### DATASET EXTRACT
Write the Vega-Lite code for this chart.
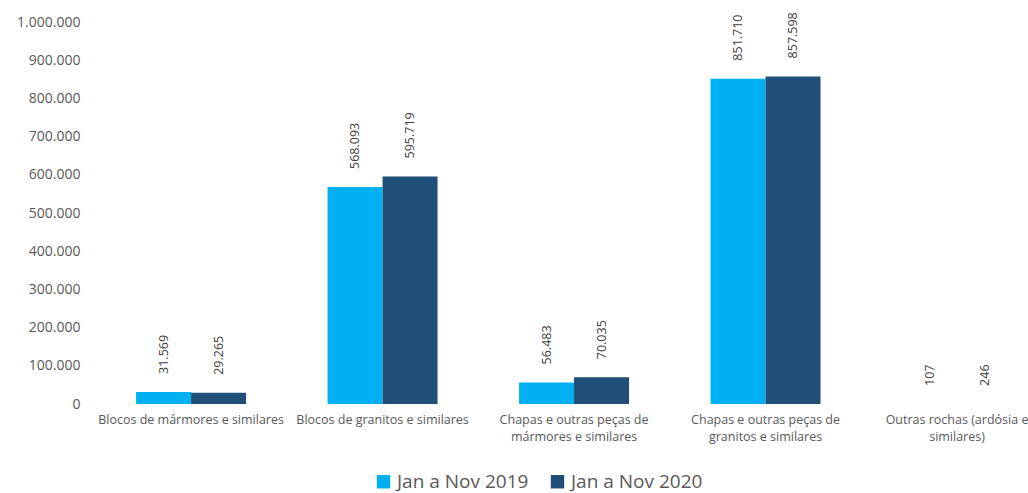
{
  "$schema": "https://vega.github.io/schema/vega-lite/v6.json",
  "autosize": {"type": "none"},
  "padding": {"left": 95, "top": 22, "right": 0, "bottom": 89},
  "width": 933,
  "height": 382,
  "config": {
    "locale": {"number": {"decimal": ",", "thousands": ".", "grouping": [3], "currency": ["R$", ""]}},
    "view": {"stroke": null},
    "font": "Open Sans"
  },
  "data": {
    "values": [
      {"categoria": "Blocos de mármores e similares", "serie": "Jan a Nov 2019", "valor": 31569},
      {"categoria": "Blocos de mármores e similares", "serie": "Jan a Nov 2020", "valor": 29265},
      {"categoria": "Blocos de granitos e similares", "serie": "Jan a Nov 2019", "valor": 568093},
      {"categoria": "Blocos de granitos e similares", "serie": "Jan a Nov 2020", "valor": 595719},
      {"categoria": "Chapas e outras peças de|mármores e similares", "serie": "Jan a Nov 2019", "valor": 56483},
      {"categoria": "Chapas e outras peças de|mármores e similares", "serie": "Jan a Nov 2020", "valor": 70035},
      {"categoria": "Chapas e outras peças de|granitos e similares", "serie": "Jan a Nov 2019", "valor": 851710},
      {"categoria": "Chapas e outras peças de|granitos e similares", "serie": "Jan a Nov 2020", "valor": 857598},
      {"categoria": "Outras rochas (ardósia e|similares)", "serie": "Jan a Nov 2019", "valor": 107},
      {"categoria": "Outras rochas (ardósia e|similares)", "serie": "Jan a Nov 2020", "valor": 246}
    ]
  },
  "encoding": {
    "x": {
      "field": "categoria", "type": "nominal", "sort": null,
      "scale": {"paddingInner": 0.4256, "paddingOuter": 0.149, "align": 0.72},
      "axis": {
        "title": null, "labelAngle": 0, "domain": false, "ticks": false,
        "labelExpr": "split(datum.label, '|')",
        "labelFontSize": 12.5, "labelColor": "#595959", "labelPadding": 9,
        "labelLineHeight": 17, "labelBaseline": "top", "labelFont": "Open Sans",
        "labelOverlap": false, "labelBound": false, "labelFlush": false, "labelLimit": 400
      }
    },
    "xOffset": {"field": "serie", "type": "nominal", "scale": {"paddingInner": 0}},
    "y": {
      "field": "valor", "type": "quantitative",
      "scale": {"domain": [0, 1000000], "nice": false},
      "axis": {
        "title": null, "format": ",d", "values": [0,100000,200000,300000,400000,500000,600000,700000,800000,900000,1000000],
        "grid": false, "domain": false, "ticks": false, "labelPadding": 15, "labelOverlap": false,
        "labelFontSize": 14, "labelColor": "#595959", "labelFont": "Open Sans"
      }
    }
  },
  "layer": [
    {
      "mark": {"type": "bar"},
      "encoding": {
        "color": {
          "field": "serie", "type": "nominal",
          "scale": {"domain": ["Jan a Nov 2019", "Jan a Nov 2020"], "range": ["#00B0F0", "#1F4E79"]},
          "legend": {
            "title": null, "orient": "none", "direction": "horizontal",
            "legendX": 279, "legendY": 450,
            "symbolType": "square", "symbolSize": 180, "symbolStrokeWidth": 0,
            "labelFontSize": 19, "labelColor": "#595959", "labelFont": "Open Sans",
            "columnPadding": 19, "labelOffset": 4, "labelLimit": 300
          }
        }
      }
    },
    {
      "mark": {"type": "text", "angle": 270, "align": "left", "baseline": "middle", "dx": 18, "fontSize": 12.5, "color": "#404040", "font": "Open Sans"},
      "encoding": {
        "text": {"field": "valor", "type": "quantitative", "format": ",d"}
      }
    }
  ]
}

### OBJECTIVE
Return all of the data exactly as written, and drop the pictures.

### RESULT
Write the Vega-Lite code for this chart.
{
  "$schema": "https://vega.github.io/schema/vega-lite/v6.json",
  "autosize": {"type": "none"},
  "padding": {"left": 95, "top": 22, "right": 0, "bottom": 89},
  "width": 933,
  "height": 382,
  "config": {
    "locale": {"number": {"decimal": ",", "thousands": ".", "grouping": [3], "currency": ["R$", ""]}},
    "view": {"stroke": null},
    "font": "Open Sans"
  },
  "data": {
    "values": [
      {"categoria": "Blocos de mármores e similares", "serie": "Jan a Nov 2019", "valor": 31569},
      {"categoria": "Blocos de mármores e similares", "serie": "Jan a Nov 2020", "valor": 29265},
      {"categoria": "Blocos de granitos e similares", "serie": "Jan a Nov 2019", "valor": 568093},
      {"categoria": "Blocos de granitos e similares", "serie": "Jan a Nov 2020", "valor": 595719},
      {"categoria": "Chapas e outras peças de|mármores e similares", "serie": "Jan a Nov 2019", "valor": 56483},
      {"categoria": "Chapas e outras peças de|mármores e similares", "serie": "Jan a Nov 2020", "valor": 70035},
      {"categoria": "Chapas e outras peças de|granitos e similares", "serie": "Jan a Nov 2019", "valor": 851710},
      {"categoria": "Chapas e outras peças de|granitos e similares", "serie": "Jan a Nov 2020", "valor": 857598},
      {"categoria": "Outras rochas (ardósia e|similares)", "serie": "Jan a Nov 2019", "valor": 107},
      {"categoria": "Outras rochas (ardósia e|similares)", "serie": "Jan a Nov 2020", "valor": 246}
    ]
  },
  "encoding": {
    "x": {
      "field": "categoria", "type": "nominal", "sort": null,
      "scale": {"paddingInner": 0.4256, "paddingOuter": 0.149, "align": 0.72},
      "axis": {
        "title": null, "labelAngle": 0, "domain": false, "ticks": false,
        "labelExpr": "split(datum.label, '|')",
        "labelFontSize": 12.5, "labelColor": "#595959", "labelPadding": 9,
        "labelLineHeight": 17, "labelBaseline": "top", "labelFont": "Open Sans",
        "labelOverlap": false, "labelBound": false, "labelFlush": false, "labelLimit": 400
      }
    },
    "xOffset": {"field": "serie", "type": "nominal", "scale": {"paddingInner": 0}},
    "y": {
      "field": "valor", "type": "quantitative",
      "scale": {"domain": [0, 1000000], "nice": false},
      "axis": {
        "title": null, "format": ",d", "values": [0,100000,200000,300000,400000,500000,600000,700000,800000,900000,1000000],
        "grid": false, "domain": false, "ticks": false, "labelPadding": 15, "labelOverlap": false,
        "labelFontSize": 14, "labelColor": "#595959", "labelFont": "Open Sans"
      }
    }
  },
  "layer": [
    {
      "mark": {"type": "bar"},
      "encoding": {
        "color": {
          "field": "serie", "type": "nominal",
          "scale": {"domain": ["Jan a Nov 2019", "Jan a Nov 2020"], "range": ["#00B0F0", "#1F4E79"]},
          "legend": {
            "title": null, "orient": "none", "direction": "horizontal",
            "legendX": 279, "legendY": 450,
            "symbolType": "square", "symbolSize": 180, "symbolStrokeWidth": 0,
            "labelFontSize": 19, "labelColor": "#595959", "labelFont": "Open Sans",
            "columnPadding": 19, "labelOffset": 4, "labelLimit": 300
          }
        }
      }
    },
    {
      "mark": {"type": "text", "angle": 270, "align": "left", "baseline": "middle", "dx": 18, "fontSize": 12.5, "color": "#404040", "font": "Open Sans"},
      "encoding": {
        "text": {"field": "valor", "type": "quantitative", "format": ",d"}
      }
    }
  ]
}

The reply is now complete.